■ **EXERCISE OBJECTIVE**
With the images removed, repeat the data below exactly.

-- Start --

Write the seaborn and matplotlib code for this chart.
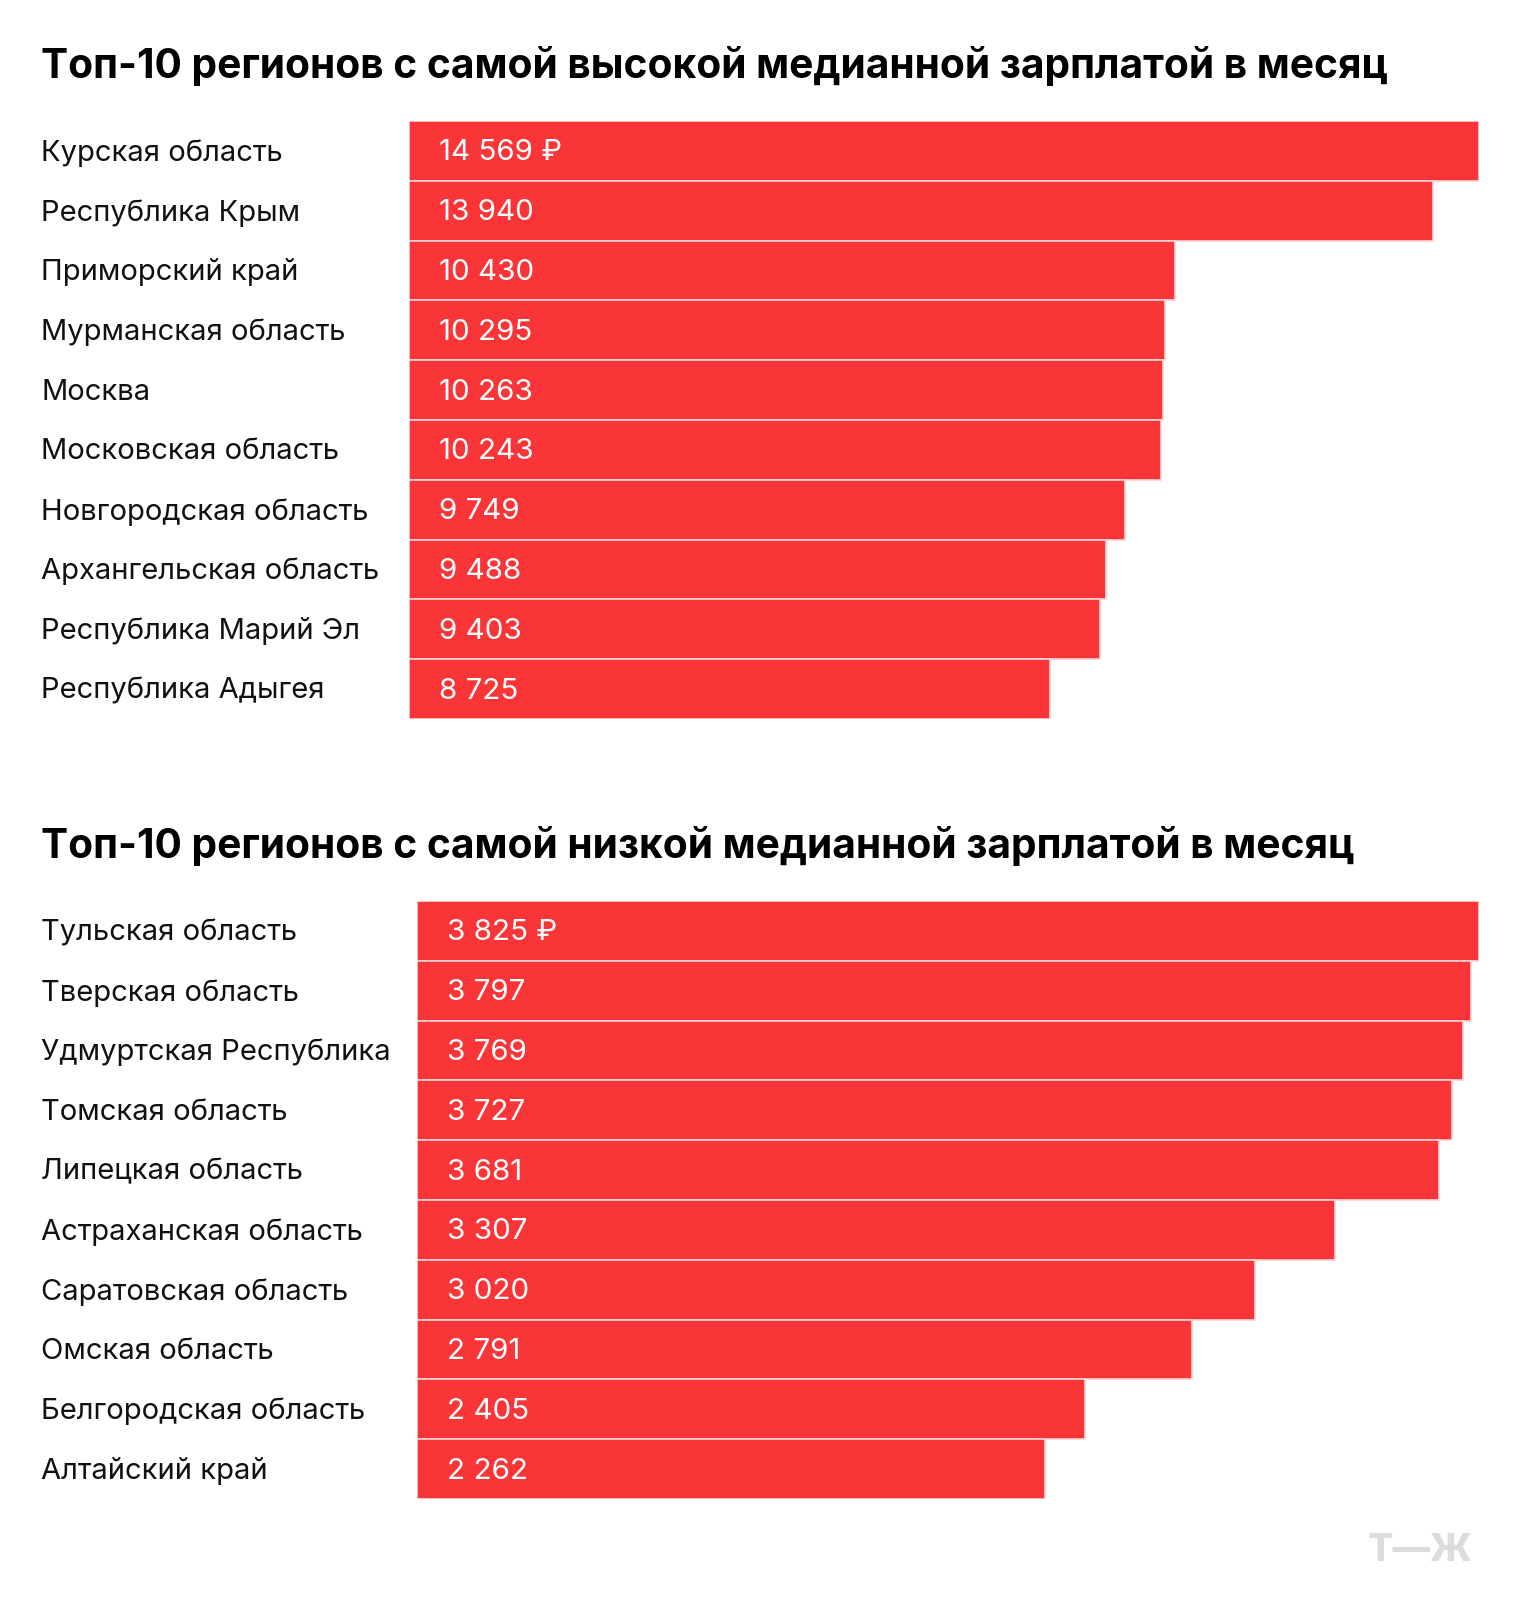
import matplotlib
matplotlib.use("Agg")
import matplotlib.pyplot as plt
import matplotlib.transforms as mtransforms
import seaborn as sns
import pandas as pd

# Data
high_regions = [
    "Курская область", "Республика Крым", "Приморский край", "Мурманская область",
    "Москва", "Московская область", "Новгородская область", "Архангельская область",
    "Республика Марий Эл", "Республика Адыгея",
]
high_values = [14569, 13940, 10430, 10295, 10263, 10243, 9749, 9488, 9403, 8725]

low_regions = [
    "Тульская область", "Тверская область", "Удмуртская Республика", "Томская область",
    "Липецкая область", "Астраханская область", "Саратовская область", "Омская область",
    "Белгородская область", "Алтайский край",
]
low_values = [3825, 3797, 3769, 3727, 3681, 3307, 3020, 2791, 2405, 2262]

titles = [
    "Топ-10 регионов с самой высокой медианной зарплатой в месяц",
    "Топ-10 регионов с самой низкой медианной зарплатой в месяц",
]

BAR = "#F93537"
FONT = ["Inter", "DejaVu Sans"]

sns.set_theme(style="white")
plt.rcParams["font.family"] = FONT

W, H = 1520, 1620
fig = plt.figure(figsize=(W / 100, H / 100), dpi=100)


def fmt(v):
    return f"{v:,}".replace(",", " ")


def draw(regions, values, title, left_px, top_px, bottom_px, title_y_px):
    ax = fig.add_axes([left_px / W, 1 - bottom_px / H, (1479 - left_px) / W,
                       (bottom_px - top_px) / H])
    df = pd.DataFrame({"region": regions, "value": values})
    sns.barplot(data=df, x="value", y="region", orient="h", color=BAR,
                saturation=1, width=1.0, edgecolor="#FBD3D3", linewidth=1.2, ax=ax)
    ax.set_xlim(0, max(values))
    ax.set_ylim(len(values) - 0.5, -0.5)
    ax.set_axis_off()

    down = mtransforms.ScaledTranslation(0, -2 / 100, fig.dpi_scale_trans)
    lab_tr = mtransforms.blended_transform_factory(fig.transFigure, ax.transData) + down
    val_tr = ax.transData + mtransforms.ScaledTranslation(30 / 100, -2 / 100,
                                                          fig.dpi_scale_trans)
    for i, (r, v) in enumerate(zip(regions, values)):
        ax.text(41 / W, i, r, transform=lab_tr, ha="left", va="center",
                fontsize=21, color="#111111")
        s = fmt(v) + (" ₽" if i == 0 else "")
        ax.text(0, i, s, transform=val_tr, ha="left", va="center",
                fontsize=21.3, color="white")

    fig.text(41 / W, 1 - title_y_px / H, title, ha="left", va="center",
             fontsize=29.3, fontweight="bold", color="black")
    return ax


draw(high_regions, high_values, titles[0], 409, 121, 719, 66)
draw(low_regions, low_values, titles[1], 417, 901, 1499, 846)

# logo
fig.text(1420 / W, 1 - 1551 / H, "Т—Ж", ha="center", va="center",
         fontsize=27, fontweight="heavy", color="#DCDCDC")

fig.savefig("out.png", dpi=100, facecolor="white")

-- End --

■ **RESULT FOR THIS TASK**
Write the seaborn and matplotlib code for this chart.
import matplotlib
matplotlib.use("Agg")
import matplotlib.pyplot as plt
import matplotlib.transforms as mtransforms
import seaborn as sns
import pandas as pd

# Data
high_regions = [
    "Курская область", "Республика Крым", "Приморский край", "Мурманская область",
    "Москва", "Московская область", "Новгородская область", "Архангельская область",
    "Республика Марий Эл", "Республика Адыгея",
]
high_values = [14569, 13940, 10430, 10295, 10263, 10243, 9749, 9488, 9403, 8725]

low_regions = [
    "Тульская область", "Тверская область", "Удмуртская Республика", "Томская область",
    "Липецкая область", "Астраханская область", "Саратовская область", "Омская область",
    "Белгородская область", "Алтайский край",
]
low_values = [3825, 3797, 3769, 3727, 3681, 3307, 3020, 2791, 2405, 2262]

titles = [
    "Топ-10 регионов с самой высокой медианной зарплатой в месяц",
    "Топ-10 регионов с самой низкой медианной зарплатой в месяц",
]

BAR = "#F93537"
FONT = ["Inter", "DejaVu Sans"]

sns.set_theme(style="white")
plt.rcParams["font.family"] = FONT

W, H = 1520, 1620
fig = plt.figure(figsize=(W / 100, H / 100), dpi=100)


def fmt(v):
    return f"{v:,}".replace(",", " ")


def draw(regions, values, title, left_px, top_px, bottom_px, title_y_px):
    ax = fig.add_axes([left_px / W, 1 - bottom_px / H, (1479 - left_px) / W,
                       (bottom_px - top_px) / H])
    df = pd.DataFrame({"region": regions, "value": values})
    sns.barplot(data=df, x="value", y="region", orient="h", color=BAR,
                saturation=1, width=1.0, edgecolor="#FBD3D3", linewidth=1.2, ax=ax)
    ax.set_xlim(0, max(values))
    ax.set_ylim(len(values) - 0.5, -0.5)
    ax.set_axis_off()

    down = mtransforms.ScaledTranslation(0, -2 / 100, fig.dpi_scale_trans)
    lab_tr = mtransforms.blended_transform_factory(fig.transFigure, ax.transData) + down
    val_tr = ax.transData + mtransforms.ScaledTranslation(30 / 100, -2 / 100,
                                                          fig.dpi_scale_trans)
    for i, (r, v) in enumerate(zip(regions, values)):
        ax.text(41 / W, i, r, transform=lab_tr, ha="left", va="center",
                fontsize=21, color="#111111")
        s = fmt(v) + (" ₽" if i == 0 else "")
        ax.text(0, i, s, transform=val_tr, ha="left", va="center",
                fontsize=21.3, color="white")

    fig.text(41 / W, 1 - title_y_px / H, title, ha="left", va="center",
             fontsize=29.3, fontweight="bold", color="black")
    return ax


draw(high_regions, high_values, titles[0], 409, 121, 719, 66)
draw(low_regions, low_values, titles[1], 417, 901, 1499, 846)

# logo
fig.text(1420 / W, 1 - 1551 / H, "Т—Ж", ha="center", va="center",
         fontsize=27, fontweight="heavy", color="#DCDCDC")

fig.savefig("out.png", dpi=100, facecolor="white")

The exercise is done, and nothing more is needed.